Medhi Benatia, the Marseille academy product who forged a career with Roma, Bayern Munich and Juventus, returned last year as sporting adviser with a brief to help bring young players through. Plenty of expensive stars have passed through the club with little significant benefit in recent decades. “It was always very difficult for players in the academy,” Benatia says. “But now we have a chance to push five, six or seven players into the first-team squad and it’s different from before. To play here as a youngster it has always been difficult: there is a lot of pressure and in the past there was not always a lot of support from the coaches and staff.

“We have to teach players what this club has been and what it represents. And we need to teach them not only to be good footballers, but also to stand the pressure in such a passionate city.”

Outside the club’s academy building, the 18-year-old striker Keyliane Abdallah shakes hands and is greeted by the technical director for youth, Marco Otero. The previous weekend, Abdallah made his professional debut in a draw at Toulouse. On an adjacent training pitch, Marseille’s under-17 and under-19 squads are being addressed by the former Cameroon goalkeeper, Joseph Antoine-Bell, a veteran of more than 100 appearances here.

Before the players disperse Jean-Pierre Papin, the former Ballon d’Or winner, crosses the pitch to offer greetings. Papin was brought back as the second team coach last autumn during a period of poor results; their fortunes have rocketed since. It is another small step towards recapturing the club’s soul.

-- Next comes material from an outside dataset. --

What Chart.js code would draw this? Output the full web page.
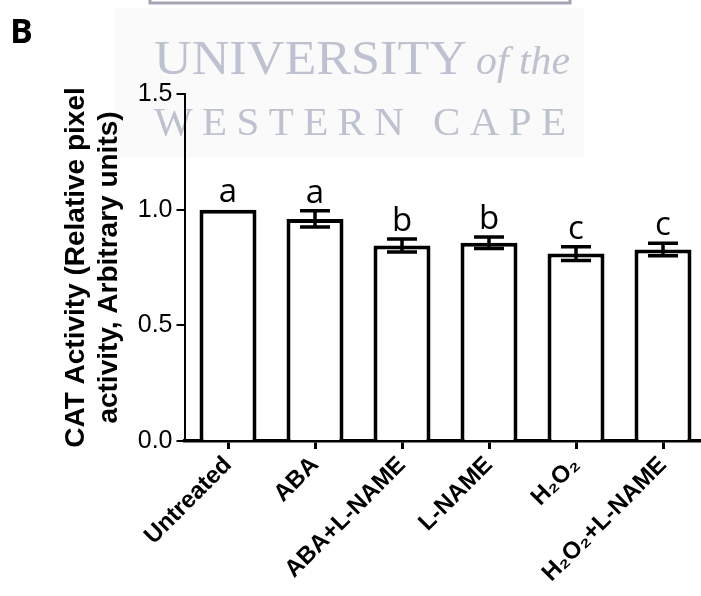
<!DOCTYPE html>
<html>
<head>
<meta charset="utf-8">
<script src="https://cdn.jsdelivr.net/npm/chart.js@4.4.0/dist/chart.umd.min.js"></script>
<style>
  html, body { margin: 0; padding: 0; background: #fff; overflow: hidden; }
  #wrap { position: absolute; left: 0; top: 0; width: 720px; height: 596px; }
</style>
</head>
<body>
<div id="wrap"><canvas id="c" width="720" height="596"></canvas></div>
<script>
// Treatment groups and CAT activity (mean ± SEM, relative to untreated)
const categories = ['Untreated', 'ABA', 'ABA+L-NAME', 'L-NAME', 'H₂O₂', 'H₂O₂+L-NAME'];
const means = [1.00, 0.96, 0.845, 0.857, 0.81, 0.828];
const sems = [0, 0.035, 0.028, 0.025, 0.03, 0.027];
const groupLetters = ['a', 'a', 'b', 'b', 'c', 'c'];
const yTicks = [0, 0.5, 1.0, 1.5];
const yTitle = ['CAT Activity (Relative pixel', 'activity, Arbitrary units)'];
const panelLabel = 'B';
const watermarkTop = 'UNIVERSITY';
const watermarkItalic = 'of the';
const watermarkBottom = 'WESTERN CAPE';

const SANS = '"Liberation Sans", Arial, sans-serif';

// draw a string squeezed/stretched horizontally to a given width
function fitText(ctx, text, x, y, width) {
  const w = ctx.measureText(text).width;
  ctx.save();
  ctx.translate(x, y);
  ctx.scale(width / w, 1);
  ctx.fillText(text, 0, 0);
  ctx.restore();
}

// draw a string spread out to a given width, one glyph at a time
function spreadText(ctx, text, x, y, width) {
  const chars = [...text];
  const total = chars.reduce((s, ch) => s + ctx.measureText(ch).width, 0);
  const gap = (width - total) / (chars.length - 1);
  let cx = x;
  chars.forEach(ch => {
    ctx.fillText(ch, cx, y);
    cx += ctx.measureText(ch).width + gap;
  });
}

const backdrop = {
  id: 'backdrop',
  beforeDraw(chart) {
    const ctx = chart.ctx;
    ctx.save();
    ctx.fillStyle = '#fafafa';
    ctx.fillRect(114, 8, 470, 150);
    ctx.strokeStyle = '#a4a4b4';
    ctx.lineWidth = 3;
    ctx.strokeRect(150, -10, 420, 13);
    ctx.fillStyle = '#bec1cf';
    ctx.textBaseline = 'alphabetic';
    ctx.font = '48px "Liberation Serif", serif';
    fitText(ctx, watermarkTop, 154, 74, 313);
    ctx.font = 'italic 40px "Liberation Serif", serif';
    fitText(ctx, watermarkItalic, 476, 74, 94);
    ctx.font = '41px "Liberation Serif", serif';
    spreadText(ctx, watermarkBottom, 154, 135, 412);
    ctx.restore();
  }
};

const errorBarsAndLetters = {
  id: 'errorBarsAndLetters',
  afterDatasetsDraw(chart) {
    const ctx = chart.ctx;
    const y = chart.scales.y;
    const meta = chart.getDatasetMeta(0);
    ctx.save();
    ctx.strokeStyle = '#000';
    ctx.fillStyle = '#000';
    ctx.lineWidth = 3.5;
    meta.data.forEach((bar, i) => {
      const x = bar.x;
      const top = y.getPixelForValue(means[i] + sems[i]);
      const bot = y.getPixelForValue(means[i] - sems[i]);
      if (sems[i] > 0) {
        ctx.beginPath();
        ctx.moveTo(x, top); ctx.lineTo(x, bot);
        ctx.moveTo(x - 15, top); ctx.lineTo(x + 15, top);
        ctx.moveTo(x - 15, bot); ctx.lineTo(x + 15, bot);
        ctx.stroke();
      }
      ctx.font = '33px "Open Sans", sans-serif';
      ctx.textAlign = 'center';
      ctx.textBaseline = 'alphabetic';
      ctx.fillText(groupLetters[i], x, top - 8);
    });
    ctx.font = 'bold 34px "Open Sans", sans-serif';
    ctx.textAlign = 'left';
    ctx.fillText(panelLabel, 10, 43);
    ctx.restore();
  }
};

new Chart(document.getElementById('c'), {
  type: 'bar',
  data: {
    labels: categories,
    datasets: [{
      data: means,
      backgroundColor: '#ffffff',
      borderColor: '#000000',
      borderWidth: 4,
      borderSkipped: 'bottom',
      barPercentage: 0.655,
      categoryPercentage: 1
    }]
  },
  options: {
    responsive: false,
    animation: false,
    events: [],
    layout: { padding: { top: 94, right: 13.5, left: 0, bottom: 0 } },
    plugins: { legend: { display: false }, tooltip: { enabled: false } },
    scales: {
      x: {
        grid: { display: true, drawOnChartArea: false, offset: false, tickLength: 8, lineWidth: 3, color: '#000' },
        border: { color: '#000', width: 3.5 },
        ticks: {
          color: '#000',
          font: { family: SANS, size: 24, weight: 'bold' },
          minRotation: 45, maxRotation: 45, padding: 2
        },
        afterFit(s) { s.height = 155; }
      },
      y: {
        min: 0, max: 1.5,
        afterBuildTicks(s) { s.ticks = yTicks.map(v => ({ value: v })); },
        ticks: {
          color: '#000',
          font: { family: SANS, size: 25 },
          padding: 4,
          callback: v => Number(v).toFixed(1)
        },
        grid: { display: true, drawOnChartArea: false, tickLength: 8, lineWidth: 2, color: '#000' },
        border: { color: '#000', width: 2 },
        title: {
          display: true, text: yTitle, color: '#000',
          font: { family: SANS, size: 28, weight: 'bold', lineHeight: 1.2 },
          padding: { top: 59, bottom: 0 }
        },
        afterFit(s) { s.width = 184.5; }
      }
    }
  },
  plugins: [backdrop, errorBarsAndLetters]
});
</script>
</body>
</html>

Marseille will not regain their superpower status of three decades ago overnight, but Longoria sees a clear path to competing with the elite once again. “We need to create something very strong around our primary values, with a team and a mentality that are different and stronger,” he says. Defeating Atalanta and, later this month, lifting a trophy in Dublin would suggest a monumental, unruly giant is stirring at last.